I made some comments here about the Obama conspiracy business waning (wishful thinking) which prompted a comment here and one IRL expressing hope that the blog stays on the Internet. This put me into an introspective mood about the ephemeral nature of some information and the persistence of other.
There’s a book called The Archko Volume, a 19th century pious fraud that contains purported documents about the life of Jesus. At the time it was printed, the newspapers declared it a fraud and the Rev. Mahan who did it was kicked out of his church. Some years later, it was more formally examined in a debunking collection called Modern Apocrypha by Dr. Edgar Goodspeed. The problem is that the newspapers were local and very difficult to access today, and Goodspeed’s book is long out of print, but The Archko Volume is not. Today the myth is more accessible than the truth.

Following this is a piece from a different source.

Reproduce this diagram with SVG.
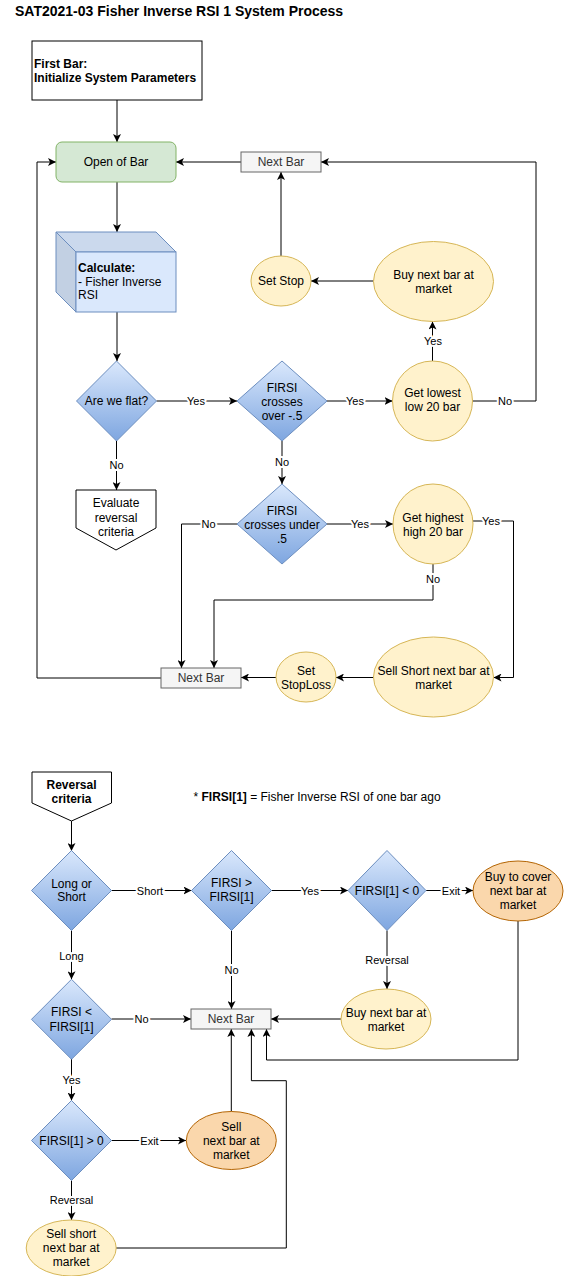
<svg xmlns="http://www.w3.org/2000/svg" width="564" height="1276" viewBox="0 0 564 1276">
<style>
text{font-family:"Liberation Sans",Arial,sans-serif;font-size:12px;fill:#000}
.c{text-anchor:middle}
.b{font-weight:bold}
.nb{fill:#333}
.lbl{font-size:11px;text-anchor:middle;stroke:#fff;stroke-width:4;paint-order:stroke;stroke-linejoin:round}
.e{fill:none;stroke:#000;stroke-width:1}
.a{marker-end:url(#arr)}
.box{fill:#fff;stroke:#000;stroke-width:1}
.green{fill:#d5e8d4;stroke:#82b366}
.gray{fill:#f5f5f5;stroke:#666}
.dia{fill:url(#blueGrad);stroke:#6c8ebf}
.yel{fill:#fff2cc;stroke:#d6b656}
.org{fill:#fad7ac;stroke:#b46504}
</style>
<defs>
<linearGradient id="blueGrad" x1="0" y1="0" x2="0" y2="1">
<stop offset="0" stop-color="#dae8fc"/>
<stop offset="1" stop-color="#7ea6e0"/>
</linearGradient>
<marker id="arr" markerUnits="userSpaceOnUse" markerWidth="8" markerHeight="8" viewBox="0 0 10 10" refX="10" refY="5" orient="auto">
<path d="M0,0 L10,5 L0,10 L2.5,5 z" fill="#000"/>
</marker>
</defs>
<rect width="564" height="1276" fill="#fff"/>
<text x="15" y="16" class="b" style="font-size:14px">SAT2021-03 Fisher Inverse RSI 1 System Process</text>

<g id="connectors">
<path class="e a" d="M117,100 L117,142"/>
<path class="e a" d="M117,182 L117,232"/>
<path class="e a" d="M117,312 L117,361"/>
<path class="e a" d="M156.5,401 L237,401"/>
<path class="e a" d="M327,401 L392.5,401"/>
<path class="e a" d="M472.5,401 L536,401 L536,162 L321,162"/>
<path class="e a" d="M432.5,361 L432.5,321.5"/>
<path class="e a" d="M373.5,281 L311,281"/>
<path class="e a" d="M281,256 L281,172"/>
<path class="e a" d="M241,162 L176,162"/>
<path class="e a" d="M116.5,441 L116.5,490"/>
<path class="e a" d="M282,441 L282,484"/>
<path class="e a" d="M237,524 L181.5,524 L181.5,668"/>
<path class="e a" d="M327,524 L393,524"/>
<path class="e a" d="M473,521 L513.5,521 L513.5,677.5 L493.5,677.5"/>
<path class="e a" d="M433,564 L433,600 L214,600 L214,668"/>
<path class="e a" d="M373.5,677.5 L336,677.5"/>
<path class="e a" d="M276,677.5 L241,677.5"/>
<path class="e a" d="M161,678 L37,678 L37,162 L56,162"/>

<path class="e a" d="M71.5,821 L71.5,851"/>
<path class="e a" d="M111.5,890.5 L191.5,890.5"/>
<path class="e a" d="M271.5,890.5 L348,890.5"/>
<path class="e a" d="M426,890.5 L473,890.5"/>
<path class="e a" d="M71.5,930.5 L71.5,979.3"/>
<path class="e a" d="M231.5,930.5 L231.5,1009"/>
<path class="e a" d="M387,930.5 L387,989"/>
<path class="e a" d="M341,1019 L271,1019"/>
<path class="e a" d="M518,921 L518,1060 L266.5,1060 L266.5,1029"/>
<path class="e a" d="M111.5,1019 L191,1019"/>
<path class="e a" d="M71.5,1059 L71.5,1100.5"/>
<path class="e a" d="M111.5,1140.5 L186,1140.5"/>
<path class="e a" d="M231.3,1111.5 L231.3,1029"/>
<path class="e a" d="M71.5,1180.5 L71.5,1220"/>
<path class="e a" d="M116,1248 L286.3,1248 L286.3,1080.7 L251.4,1080.7 L251.4,1029"/>

<text class="lbl" x="196" y="405">Yes</text>
<text class="lbl" x="355" y="405">Yes</text>
<text class="lbl" x="505" y="405">No</text>
<text class="lbl" x="433" y="345">Yes</text>
<text class="lbl" x="116.5" y="469">No</text>
<text class="lbl" x="282" y="466">No</text>
<text class="lbl" x="208.5" y="528">No</text>
<text class="lbl" x="360" y="528">Yes</text>
<text class="lbl" x="491" y="525">Yes</text>
<text class="lbl" x="433" y="583">No</text>
<text class="lbl" x="150" y="894.5">Short</text>
<text class="lbl" x="310" y="894.5">Yes</text>
<text class="lbl" x="451" y="894.5">Exit</text>
<text class="lbl" x="71.5" y="959.5">Long</text>
<text class="lbl" x="231.5" y="974">No</text>
<text class="lbl" x="387" y="964">Reversal</text>
<text class="lbl" x="141.5" y="1023">No</text>
<text class="lbl" x="71.5" y="1084">Yes</text>
<text class="lbl" x="149.5" y="1144.5">Exit</text>
<text class="lbl" x="71.5" y="1204">Reversal</text>
</g>

<g id="n_firstbar">
<rect class="box" x="32" y="41" width="170" height="59"/>
<text x="34" y="68" class="b">First Bar:</text>
<text x="34" y="82" class="b">Initialize System Parameters</text>
</g>
<g id="n_open">
<rect class="green" x="56" y="142" width="120" height="40" rx="6"/>
<text class="c" x="116" y="166">Open of Bar</text>
</g>
<g id="n_next1">
<rect class="gray" x="241" y="152" width="80" height="20"/>
<text class="c nb" x="281" y="166">Next Bar</text>
</g>
<g id="n_calc">
<path d="M56,232 L156,232 L176,252 L76,252 Z" fill="#cbd9ed" stroke="#6c8ebf"/>
<path d="M56,232 L76,252 L76,312 L56,292 Z" fill="#c2d0e3" stroke="#6c8ebf"/>
<rect x="76" y="252" width="100" height="60" fill="#dae8fc" stroke="#6c8ebf"/>
<text x="78" y="272" class="b">Calculate:</text>
<text x="78" y="285.5">- Fisher Inverse</text>
<text x="78" y="299">RSI</text>
</g>
<g id="n_flat">
<path class="dia" d="M116.5,361 L156.5,401 L116.5,441 L76.5,401 Z"/>
<text class="c" x="116.5" y="405">Are we flat?</text>
</g>
<g id="n_over">
<path class="dia" d="M282,361 L327,401 L282,441 L237,401 Z"/>
<text class="c" x="282" y="392">FIRSI</text>
<text class="c" x="282" y="406">crosses</text>
<text class="c" x="282" y="420">over -.5</text>
</g>
<g id="n_lowest">
<circle class="yel" cx="432.5" cy="401" r="40"/>
<text class="c" x="432.5" y="397">Get lowest</text>
<text class="c" x="432.5" y="411">low 20 bar</text>
</g>
<g id="n_buy1">
<ellipse class="yel" cx="433.5" cy="281.5" rx="60" ry="40"/>
<text class="c" x="433.5" y="279">Buy next bar at</text>
<text class="c" x="433.5" y="293">market</text>
</g>
<g id="n_setstop">
<ellipse class="yel" cx="281" cy="281" rx="30" ry="25"/>
<text class="c" x="281" y="285">Set Stop</text>
</g>
<g id="n_eval">
<path class="box" d="M76,490 L156,490 L156,528 L116,550 L76,528 Z"/>
<text class="c" x="116" y="507">Evaluate</text>
<text class="c" x="116" y="521.5">reversal</text>
<text class="c" x="116" y="535.5">criteria</text>
</g>
<g id="n_under">
<path class="dia" d="M282,484 L327,524 L282,564 L237,524 Z"/>
<text class="c" x="282" y="514.7">FIRSI</text>
<text class="c" x="282" y="528.7">crosses under</text>
<text class="c" x="282" y="542.7">.5</text>
</g>
<g id="n_highest">
<circle class="yel" cx="433" cy="524" r="40"/>
<text class="c" x="433" y="521.7">Get highest</text>
<text class="c" x="433" y="535.7">high 20 bar</text>
</g>
<g id="n_next2">
<rect class="gray" x="161" y="668" width="80" height="20"/>
<text class="c nb" x="201" y="682">Next Bar</text>
</g>
<g id="n_setsl">
<ellipse class="yel" cx="306" cy="677" rx="30" ry="25"/>
<text class="c" x="306" y="674.7">Set</text>
<text class="c" x="306" y="688.7">StopLoss</text>
</g>
<g id="n_sellshort1">
<ellipse class="yel" cx="433.5" cy="677" rx="60" ry="40"/>
<text class="c" x="433.5" y="674.7">Sell Short next bar at</text>
<text class="c" x="433.5" y="688.7">market</text>
</g>

<g id="n_rev">
<path class="box" d="M32,772 L111.5,772 L111.5,803 L71.5,821 L32,803 Z"/>
<text class="c b" x="71.5" y="789">Reversal</text>
<text class="c b" x="71.5" y="803">criteria</text>
</g>
<g id="n_note">
<text x="193.5" y="801">* <tspan class="b">FIRSI[1]</tspan> = Fisher Inverse RSI of one bar ago</text>
</g>
<g id="n_ls">
<path class="dia" d="M71.5,850.5 L111.5,890.5 L71.5,930.5 L31.5,890.5 Z"/>
<text class="c" x="71.5" y="888">Long or</text>
<text class="c" x="71.5" y="901">Short</text>
</g>
<g id="n_gt">
<path class="dia" d="M231.5,850.5 L271.5,890.5 L231.5,930.5 L191.5,890.5 Z"/>
<text class="c" x="231.5" y="887">FIRSI &gt;</text>
<text class="c" x="231.5" y="901">FIRSI[1]</text>
</g>
<g id="n_lt0">
<path class="dia" d="M387,850.5 L426,890.5 L387,930.5 L348,890.5 Z"/>
<text class="c" x="387" y="894.5">FIRSI[1] &lt; 0</text>
</g>
<g id="n_btc">
<ellipse class="org" cx="518" cy="891" rx="45" ry="30"/>
<text class="c" x="518" y="881">Buy to cover</text>
<text class="c" x="518" y="895">next bar at</text>
<text class="c" x="518" y="909">market</text>
</g>
<g id="n_lt">
<path class="dia" d="M71.5,979.3 L111.5,1019.3 L71.5,1059.3 L31.5,1019.3 Z"/>
<text class="c" x="71.5" y="1016">FIRSI &lt;</text>
<text class="c" x="71.5" y="1030.7">FIRSI[1]</text>
</g>
<g id="n_next3">
<rect class="gray" x="191" y="1009" width="80" height="20"/>
<text class="c nb" x="231" y="1023">Next Bar</text>
</g>
<g id="n_buy2">
<ellipse class="yel" cx="386" cy="1019" rx="45" ry="30"/>
<text class="c" x="386" y="1016.7">Buy next bar at</text>
<text class="c" x="386" y="1030.7">market</text>
</g>
<g id="n_gt0">
<path class="dia" d="M71.5,1100.5 L111.5,1140.5 L71.5,1180.5 L31.5,1140.5 Z"/>
<text class="c" x="71.5" y="1144.5">FIRSI[1] &gt; 0</text>
</g>
<g id="n_sell">
<ellipse class="org" cx="231.3" cy="1140.5" rx="45" ry="29"/>
<text class="c" x="231.3" y="1130.7">Sell</text>
<text class="c" x="231.3" y="1144.7">next bar at</text>
<text class="c" x="231.3" y="1158.7">market</text>
</g>
<g id="n_ss">
<ellipse class="yel" cx="71.2" cy="1248" rx="45" ry="28"/>
<text class="c" x="71.2" y="1238.3">Sell short</text>
<text class="c" x="71.2" y="1252.3">next bar at</text>
<text class="c" x="71.2" y="1266.3">market</text>
</g>
</svg>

Amazon.com today returned 520 items for sale about Barack Obama (not all books), but I daresay none of them cover the material on this blog. Salon.com has some Obama conspiracy theory articles, but Salon.com may not be around forever. So is it possible that 50 years from now, when the Internet has been replaced with something we cannot even imagine, conspiracy theorists will be convinced that Barack Obama was the first American President born in Africa, and the debunkers will have nothing in reply. Or maybe that long-form birth certificate will be on display at the Barack Obama Presidential Library. Who knows?